Versan Aljarrah, founder of Black Swan Capitalist, is focused on a much longer lens. He argues that XRP has spent years constructing a large accumulation range on both weekly and monthly charts, characterised by a series of higher lows. His view is that the XRP price is still deep within a multi-year base — and that extended consolidations of this nature historically produce powerful directional moves once price eventually breaks the range. His price target sits at $10, which would represent roughly a 900% gain from current levels.

That’s an ambitious call, and it’s worth treating any long-range crypto price target with appropriate scepticism. But the structural argument — that a multi-year base with higher lows is a constructive technical formation — has genuine merit regardless of where one lands on the specific number.
The Gap Between Price and Network Health
What makes the current XRP situation genuinely interesting is the disconnect between what the market is pricing and what the network data is showing. The XRP price is telling a bearish story. Falling reserves, persistent withdrawals, whale accumulation, and institutional ETF buying are telling a different one.
These divergences don’t always resolve in favour of the onchain signal — markets can stay irrational far longer than any model suggests. But the weight of evidence here is notable: multiple independent indicators are pointing in the same direction at the same time, during a period of maximum price pessimism.
Whether $1 holds or XRP dips into the fair value gap below it, the underlying network positioning looks materially different from what you’d expect if large, informed participants were positioning for a prolonged collapse. The next few weeks will test whether that conviction is well-placed — and whether the gap between the price and the data eventually closes from below or from above.
Source: Cointelegraph
Frequently Asked Questions
Why is XRP price falling in 2026?
XRP price has declined 43% year-to-date, driven by broader crypto market weakness. The token hit $1.01 in late June 2026, its lowest point since November 2024, and remains technically bearish on higher timeframes with no confirmed reversal yet.
What does declining exchange supply mean for XRP price?
When XRP moves off exchanges, it typically means holders are storing coins rather than preparing to sell. Falling exchange supply across Binance, Upbit, and Bybit suggests net accumulation — historically a constructive signal for future XRP price recovery.

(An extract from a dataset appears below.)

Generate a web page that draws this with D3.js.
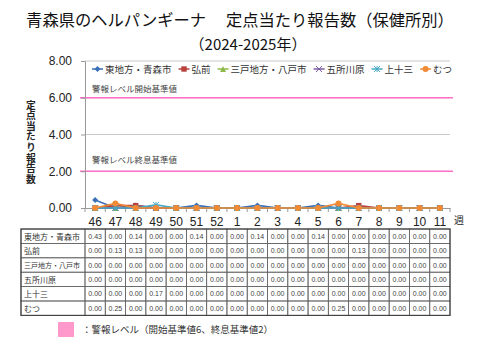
<!DOCTYPE html>
<html>
<head>
<meta charset="utf-8">
<script src="https://cdn.jsdelivr.net/npm/d3@7"></script>
<style>
  body { margin: 0; background: #fff; }
  svg { display: block; font-family: "Noto Sans CJK JP", "Noto Sans", sans-serif; }
</style>
</head>
<body>
<div id="chart"></div>
<script>
/* DATA */
const weeks = ["46","47","48","49","50","51","52","1","2","3","4","5","6","7","8","9","10","11"];
const regions = ["東地方・青森市","弘前","三戸地方・八戸市","五所川原","上十三","むつ"];
const aomori   = [0.43,0,0.14,0,0,0.14,0,0,0.14,0,0,0.14,0,0,0,0,0,0];
const hirosaki = [0,0.13,0.13,0,0,0,0,0,0,0,0,0,0,0.13,0,0,0,0];
const hachinohe= [0,0,0,0,0,0,0,0,0,0,0,0,0,0,0,0,0,0];
const goshogawara=[0,0,0,0,0,0,0,0,0,0,0,0,0,0,0,0,0,0];
const kamitosan= [0,0,0,0.17,0,0,0,0,0,0,0,0,0,0,0,0,0,0];
const mutsu    = [0,0.25,0,0,0,0,0,0,0,0,0,0,0.25,0,0,0,0,0];
const seriesValues = [aomori, hirosaki, hachinohe, goshogawara, kamitosan, mutsu];
const yTicks = [0,2,4,6,8];
const alertStart = 6, alertEnd = 2;

/* LAYOUT */
const W = 480, H = 360;
const plot = {left: 85, right: 450, top: 61, bottom: 208};
const colors = ["#3b6fb6","#b8413d","#8db84a","#7a5ea0","#45a8c4","#f08a35"];
const markers = ["diamond","square","triangle","cross","star","circle"];

const svg = d3.select("#chart").append("svg").attr("width", W).attr("height", H);

// title
svg.append("text").attr("x", 240).attr("y", 26).attr("text-anchor", "middle")
  .attr("font-size", 16.3).attr("fill", "#111")
  .text("青森県のヘルパンギーナ　  定点当たり報告数（保健所別）");
svg.append("text").attr("x", 248).attr("y", 50).attr("text-anchor", "middle")
  .attr("font-size", 15).attr("fill", "#111")
  .text("（2024-2025年）");

// scales
const x = d3.scaleBand().domain(weeks).range([plot.left, plot.right]);
const y = d3.scaleLinear().domain([0, 8]).range([plot.bottom, plot.top]);

// gridlines
svg.append("g").selectAll("line").data(yTicks.filter(d => d > 0))
  .join("line")
  .attr("x1", plot.left).attr("x2", plot.right)
  .attr("y1", d => y(d)).attr("y2", d => y(d))
  .attr("stroke", "#c8c8c8").attr("stroke-width", 1);

// alert lines
svg.append("g").selectAll("line").data([alertStart, alertEnd])
  .join("line")
  .attr("x1", plot.left - 5).attr("x2", plot.right + 3)
  .attr("y1", d => y(d)).attr("y2", d => y(d))
  .attr("stroke", "#ff6ec7").attr("stroke-width", 1.5);

svg.append("text").attr("x", 92).attr("y", y(alertStart) - 6)
  .attr("font-size", 8.5).attr("fill", "#444").text("警報レベル開始基準値");
svg.append("text").attr("x", 92).attr("y", y(alertEnd) - 8)
  .attr("font-size", 8.5).attr("fill", "#444").text("警報レベル終息基準値");

// y axis
const yAxis = d3.axisLeft(y).tickValues(yTicks).tickFormat(d3.format(".2f")).tickSize(4).tickPadding(9);
const gy = svg.append("g").attr("transform", `translate(${plot.left},0)`).call(yAxis);
gy.select(".domain").attr("stroke", "#999");
gy.selectAll(".tick line").attr("stroke", "#999");
gy.selectAll("text").attr("font-size", 12).attr("fill", "#222")
  .attr("font-family", "Liberation Sans, Arial, sans-serif");

// y title (vertical, one text)
svg.append("text")
  .attr("x", 31).attr("y", 100)
  .style("writing-mode", "vertical-rl")
  .style("letter-spacing", "0.8px")
  .attr("font-size", 9.8).attr("font-weight", "bold")
  .attr("fill", "#222").text("定点当たり報告数");

// x axis
const xAxis = d3.axisBottom(x).tickSize(0).tickPadding(9);
const gx = svg.append("g").attr("transform", `translate(0,${plot.bottom})`).call(xAxis);
gx.select(".domain").attr("stroke", "#999");
gx.selectAll("text").attr("font-size", 12).attr("fill", "#222")
  .attr("font-family", "Liberation Sans, Arial, sans-serif");
svg.append("g").selectAll("line").data(weeks.concat(["end"]))
  .join("line")
  .attr("x1", (d, i) => plot.left + i * x.bandwidth())
  .attr("x2", (d, i) => plot.left + i * x.bandwidth())
  .attr("y1", plot.bottom).attr("y2", plot.bottom + 4)
  .attr("stroke", "#999");
svg.append("text").attr("x", 454).attr("y", 224).attr("font-size", 10).attr("fill", "#222").text("週");

// marker drawing
function drawMarker(g, type, color) {
  const s = 3;
  if (type === "diamond") g.append("path").attr("d", `M0,${-s}L${s},0L0,${s}L${-s},0Z`).attr("fill", color);
  else if (type === "square") g.append("rect").attr("x", -s + 0.3).attr("y", -s + 0.3).attr("width", 2 * s - 0.6).attr("height", 2 * s - 0.6).attr("fill", color);
  else if (type === "triangle") g.append("path").attr("d", `M0,${-s}L${s},${s}L${-s},${s}Z`).attr("fill", color);
  else if (type === "cross") g.append("path").attr("d", `M${-s},${-s}L${s},${s}M${-s},${s}L${s},${-s}`).attr("stroke", color).attr("stroke-width", 1);
  else if (type === "star") g.append("path").attr("d", `M${-s},${-s}L${s},${s}M${-s},${s}L${s},${-s}M0,${-s}L0,${s}`).attr("stroke", color).attr("stroke-width", 1);
  else g.append("circle").attr("r", s).attr("fill", color);
}

// series
const line = d3.line().x((d, i) => x(weeks[i]) + x.bandwidth() / 2).y(d => y(d));
seriesValues.forEach((vals, k) => {
  const g = svg.append("g");
  g.append("path").datum(vals).attr("d", line)
    .attr("fill", "none").attr("stroke", colors[k]).attr("stroke-width", 1.6);
  vals.forEach((v, i) => {
    const m = g.append("g").attr("transform", `translate(${x(weeks[i]) + x.bandwidth() / 2},${y(v)})`);
    drawMarker(m, markers[k], colors[k]);
  });
});

// legend
const legend = svg.append("g").attr("transform", "translate(92,69)");
let lx = 0;
regions.forEach((r, k) => {
  const item = legend.append("g").attr("transform", `translate(${lx},0)`);
  item.append("line").attr("x1", 0).attr("x2", 11).attr("stroke", colors[k]).attr("stroke-width", 1.5);
  drawMarker(item.append("g").attr("transform", "translate(5.5,0)"), markers[k], colors[k]);
  const t = item.append("text").attr("x", 13).attr("y", 3.5).attr("font-size", 9.5).attr("fill", "#333").text(r);
  lx += 13 + t.node().getComputedTextLength() + 7;
});

// table
const table = {left: 21, top: 229, rowH: 14.4};
const tg = svg.append("g");
regions.forEach((r, k) => {
  const ry = table.top + k * table.rowH;
  tg.append("rect").attr("x", table.left).attr("y", ry)
    .attr("width", plot.left - table.left).attr("height", table.rowH)
    .attr("fill", "none").attr("stroke", "#666").attr("stroke-width", 0.8);
  tg.append("text").attr("x", table.left + 3).attr("y", ry + table.rowH / 2 + 3.3)
    .attr("font-size", k === 2 ? 7 : 8).attr("fill", "#333").text(r);
  seriesValues[k].forEach((v, i) => {
    tg.append("rect").attr("x", x(weeks[i])).attr("y", ry)
      .attr("width", x.bandwidth()).attr("height", table.rowH)
      .attr("fill", "none").attr("stroke", "#666").attr("stroke-width", 0.8);
    tg.append("text").attr("x", x(weeks[i]) + x.bandwidth() / 2).attr("y", ry + table.rowH / 2 + 2.5)
      .attr("text-anchor", "middle").attr("font-size", 7).attr("fill", "#444")
      .attr("font-family", "Liberation Sans, Arial, sans-serif")
      .text(d3.format(".2f")(v));
  });
});
tg.append("rect").attr("x", table.left).attr("y", table.top)
  .attr("width", plot.right - table.left).attr("height", table.rowH * regions.length)
  .attr("fill", "none").attr("stroke", "#444").attr("stroke-width", 1.2);

// bottom key
svg.append("rect").attr("x", 58).attr("y", 322).attr("width", 16).attr("height", 15).attr("fill", "#ff99cc");
svg.append("text").attr("x", 82).attr("y", 333).attr("font-size", 9.5).attr("fill", "#333")
  .text("：警報レベル（開始基準値6、終息基準値2）");
</script>
</body>
</html>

How much have spot XRP ETFs raised since April 2026?
Spot XRP ETFs have accumulated $243 million in cumulative net inflows since April 2026, including $31 million in June alone. This represents consistent institutional participation even as XRP price has continued declining.
What is the key support level if XRP price drops below $1?
If XRP price breaks below $1, the next meaningful area is a fair value gap between $1 and $0.63 — an unfilled price region created during the sharp late-2024 rally. This zone could attract buyers if the decline extends further in coming weeks.